Continuing my series on bigdata and Google bigquery, I’ve decided to share a rather interesting snippet of information regarding our very own Malaysian Airlines and their wikipedia page.
First, just to illustrate how important Wikipedia is in general, the Malaysian Airlines Wikipedia page gets roughly 30,000 hits per month. That’s just one page of Wikipedia getting more hits than my entire website, I can’t tell you how frustrated that makes me.
Having a negative sounding Wikipedia page is pretty bad for business, particularly if 30,000 potential customers view it every month. That’s a web page that needs some serious attention if you’re the marketing manager of Malaysian Airlines.
Unfortunately for MAS (and every business organization there is), Wikipedia has a policy about updating your own Wikipedia page–you’re not allowed to do it. Wikipedia has to keep to it’s original intention of being an online repository of information that is fair, balanced and neutral. Having marketing gurus or corporate big wigs updating their own Wikipedia entry isn’t exactly in the best intentions of anyone, however Wikipedia doesn’t strictly enforce the policy and leave it up to the crowd.
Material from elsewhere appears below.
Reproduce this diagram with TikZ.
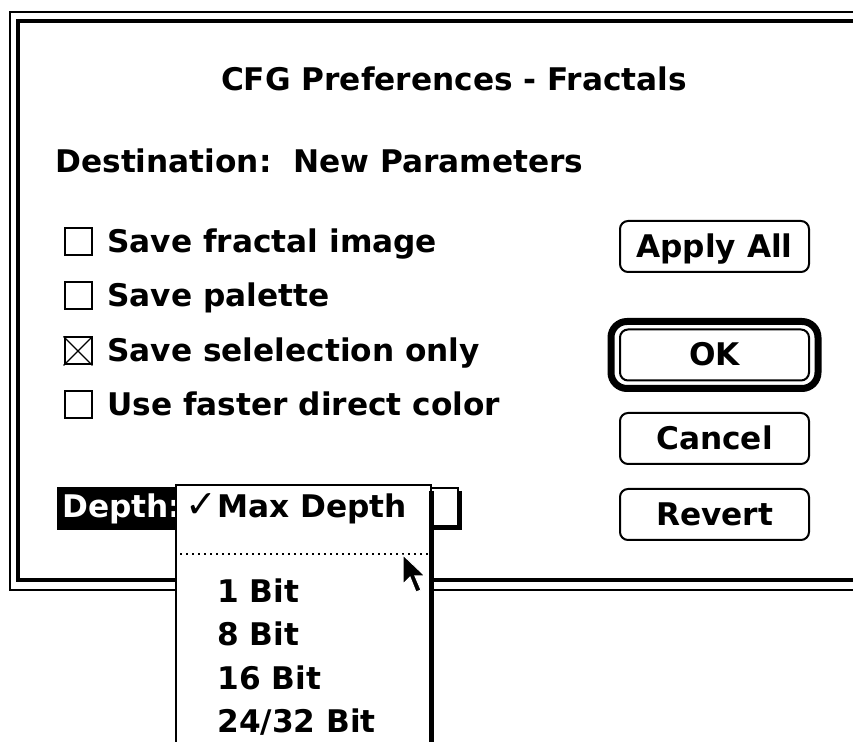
\documentclass[tikz,border=0pt]{standalone}
\usepackage{fontspec}
\usepackage{tikz}
\usetikzlibrary{calc}
\setmainfont{DejaVu Sans}
\newfontfamily\checkfont{DejaVu Sans}
\tikzstyle{dialog_text} =
  [ anchor=base west
  , inner sep=0pt
  , font=\fontsize{15.6}{18}\selectfont\bfseries
  ]
\tikzstyle{check_box} =
  [ rectangle
  , draw
  , line width=1pt
  , minimum size=13.5pt
  , inner sep=0pt
  ]
\tikzstyle{push_button} =
  [ rectangle
  , rounded corners=4pt
  , draw
  , line width=1pt
  , minimum width=94.5pt
  , minimum height=25.5pt
  , text height=11pt
  , text depth=0pt
  , inner sep=0pt
  , font=\fontsize{15.6}{18}\selectfont\bfseries
  ]
\tikzstyle{default_ring} =
  [ rectangle
  , rounded corners=8pt
  , draw
  , line width=3.5pt
  , minimum width=103.5pt
  , minimum height=33.5pt
  ]
\def\CheckMark{\makebox[16pt][l]{\checkfont\mdseries\fontsize{19}{18}\selectfont ✓}}

\begin{document}
\begin{tikzpicture}[x=0.5pt,y=-0.5pt]
    \useasboundingbox (0,0) rectangle (853,742);
    \clip (0,0) rectangle (853,742);
    \fill[white] (0,0) rectangle (853,742);

    % dialog frame
    \draw[line width=1pt]   (10,12) rectangle (880,590);
    \draw[line width=2.2pt] (18,21) rectangle (855,580);

    \node[dialog_text,anchor=base] (title) at (454,91) {CFG Preferences - Fractals};
    \node[dialog_text] (destination) at (55,173) {Destination:\ \ New Parameters};

    \node[check_box] (cb_image)     at (78,242) {};
    \node[check_box] (cb_palette)   at (78,296) {};
    \node[check_box] (cb_selection) at (78,351) {};
    \node[check_box] (cb_direct)    at (78,405) {};
    \draw[line width=0.6pt] (cb_selection.north west) -- (cb_selection.south east);
    \draw[line width=0.6pt] (cb_selection.south west) -- (cb_selection.north east);
    \node[dialog_text] (lbl_image)     at (107,253) {Save fractal image};
    \node[dialog_text] (lbl_palette)   at (107,307) {Save palette};
    \node[dialog_text] (lbl_selection) at (107,362) {Save selelection only};
    \node[dialog_text] (lbl_direct)    at (107,416) {Use faster direct color};

    \node[push_button]  (apply_all) at (714.5,246.5) {Apply All};
    \node[push_button]  (ok)        at (714.5,355)   {OK};
    \node[default_ring] (ok_ring)   at (ok)          {};
    \node[push_button]  (cancel)    at (714.5,438.5) {Cancel};
    \node[push_button]  (revert)    at (714.5,514.5) {Revert};

    % popup box and highlighted label
    \draw[line width=1pt] (250,488) rectangle (458,526);
    \draw[line width=1.5pt] (460.5,491) |- (253,528.5);
    \fill[black] (57,487) rectangle (176,530);
    \node[dialog_text,text=white] (depth) at (62,518) {Depth:};

    % pulled down menu
    \fill[white] (176,485) rectangle (431,760);
    \draw[line width=1pt] (176,760) |- (431,485) -- (431,760);
    \draw[line width=2.5pt] (431.5,491) -- (431.5,760);
    \draw[line width=1pt,dash pattern=on 1pt off 2pt] (180,554) -- (429,554);
    \node[dialog_text] (max_depth) at (185,518) {\CheckMark Max Depth};
    \node[dialog_text] (bit_1)     at (217,603) {1 Bit};
    \node[dialog_text] (bit_8)     at (217,646) {8 Bit};
    \node[dialog_text] (bit_16)    at (217,690) {16 Bit};
    \node[dialog_text] (bit_24)    at (217,733) {24/32 Bit};

    % mouse pointer
    \filldraw[fill=black,draw=white,line width=0.5pt,shift={(403,555)}]
      (0,0) -- (0,29) -- (7,22) -- (13,37) -- (18,35) -- (12,21) -- (22,21) -- cycle;
  \end{tikzpicture}
\end{document}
Fortunately, the crowd have responded, sites like WikiScanner allow users to see which IP addresses updated which Wikipedia articles. Some have gone to the extent of correlating those IP addresses to the owners and determining if companies are updating their own Wikipedia pages against the general guidelines. Let’s see if Malaysian Airlines can join that group of companies who’ve been slapped on the wrist for changing the Wikipedia pages of their organizations.